Las imágenes del exministro de Justicia Alberto Ruiz-Gallardón escuchando impertérrito cómo se entonaba el cara al sol en el funeral de su suegro, el exministro franquista José Utrera Molina, no son unas escenas normales. Es más, son una imágenes lamentables y denunciables por el cargo que Ruiz-Gallardón ha ocupado en democracia, quien además de ministro con el Partido Popular ha sido alcalde de Madrid durante ocho años y presidente de la Comunidad de Madrid también durante ocho años.

Es obvio que los padres no eligen a los hijos, ni a la inversa. Y que, en este caso, la relación filial no es directa ya que Gallardón está casado con una hija de uno de los ministros que firmó la pena de muerte de Salvador Puig Antich. El tema no es, por tanto, el parentesco. El problema surge con el cara al sol entonado por un grupo de falangistas y la actitud compungida del exministro popular ante los cánticos que se producen a la salida de la iglesia.
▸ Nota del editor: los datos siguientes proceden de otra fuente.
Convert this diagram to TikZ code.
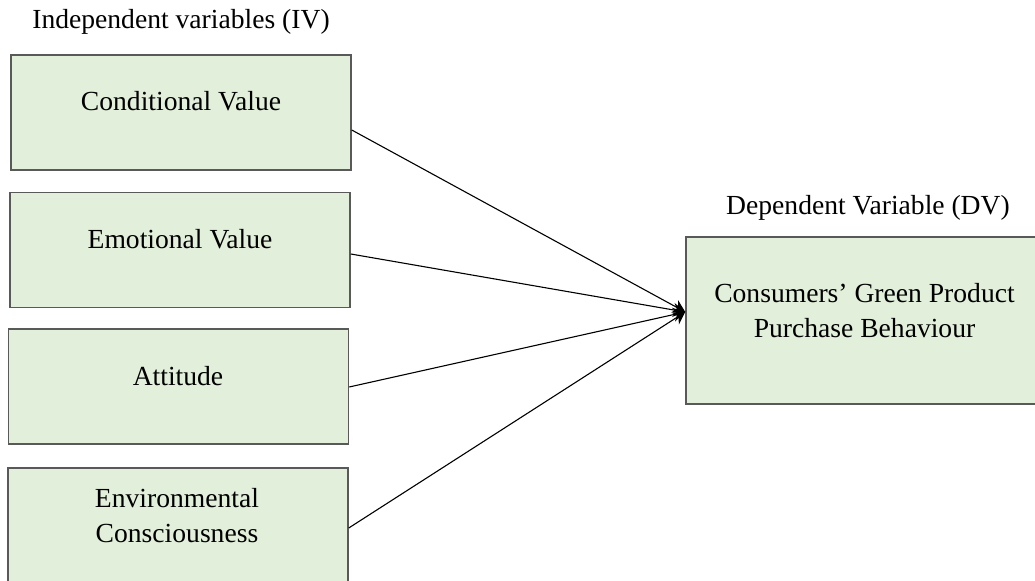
\documentclass[tikz,border=0pt]{standalone}
\usepackage{fontspec}
\setmainfont{Liberation Serif}
\usetikzlibrary{arrows.meta,calc}

\definecolor{boxgreen}{HTML}{E2EFDA}
\definecolor{boxgray}{HTML}{595959}

\tikzset{
	varbox/.style={draw=boxgray, fill=boxgreen, line width=0.75pt, inner sep=0pt,
		minimum width=170pt, minimum height=57.5pt},
	varlabel/.style={inner sep=0pt, align=center, font=\fontsize{13.8}{17.5}\selectfont},
	link/.style={black, line width=0.55pt, -{Stealth[length=6pt,width=7pt]}}
}

\begin{document}
\begin{tikzpicture}[x=0.5pt, y=-0.5pt]
		% Fix the frame
		\clip (0,0) rectangle (1035,581);

		% Draw the independent variable boxes
		\node[varbox] (cond) at (181,112.5) {};
		\node[varbox] (emo) at (180,250) {};
		\node[varbox] (att) at (178.5,386.5) {};
		\node[varbox, minimum height=58pt] (env) at (178,526) {};

		% Draw the dependent variable box
		\node[varbox, minimum width=178.5pt, minimum height=83.5pt] (dv) at (864.5,320.5) {};

		% Put the texts
		\node[varlabel, anchor=base] (ivhead) at (181,29) {Independent variables (IV)};
		\node[varlabel, anchor=base] (dvhead) at (868,215) {Dependent Variable (DV)};
		\node[varlabel, anchor=base] (condtext) at (181,111) {Conditional Value};
		\node[varlabel, anchor=base] (emotext) at (180,249) {Emotional Value};
		\node[varlabel, anchor=base] (atttext) at (178,386) {Attitude};
		\node[varlabel] (envtext) at (177,515.5) {Environmental\\Consciousness};
		\node[varlabel] (dvtext) at (864.5,311) {Consumers’ Green Product\\Purchase Behaviour};

		% Draw the links into the dependent variable
		\coordinate (hub) at ($(dv.west)+(0,-8.5)$);
		\draw[link] ($(cond.east)+(0,17.5)$) -- (hub);
		\draw[link] ($(emo.east)+(0,4)$) -- (hub);
		\draw[link] ($(att.east)+(0,0.5)$) -- (hub);
		\draw[link] ($(env.east)+(0,2)$) -- (hub);

	\end{tikzpicture}
\end{document}
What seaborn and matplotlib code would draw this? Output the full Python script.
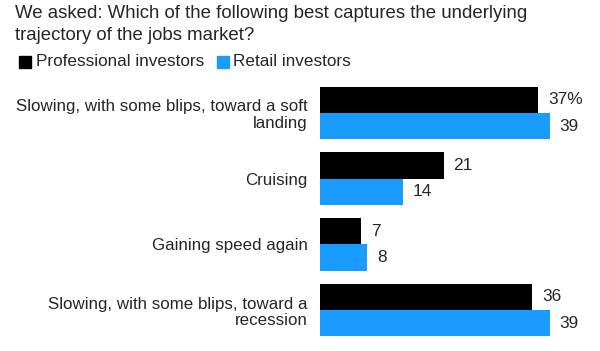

La preocupación también surge con la normalidad que estos sucesos han impactado en el Madrid político y también en el mediático. Incluso uno de sus diarios de referencia, el ABC, despedía este domingo al finado con una doble página más propia de los años de la dictadura que incluía un artículo de Gallardón glosando la figura de su suegro. Hablando de los principios de Utrera Molina, Gallardón señala que "el apego a unos principios no se transformó nunca en rencor hacia el adversario ya que nunca vivió estrangulado por la intolerancia".

No hace falta seguir con este y otros artículos. Pero el simple hecho de haber firmado en un Consejo de Ministros una injusta pena de muerte debería obligar a Gallardón a un mínimo de decencia. Es ese vergonzoso silencio cómplice el que hace de España una democracia de baja intensidad.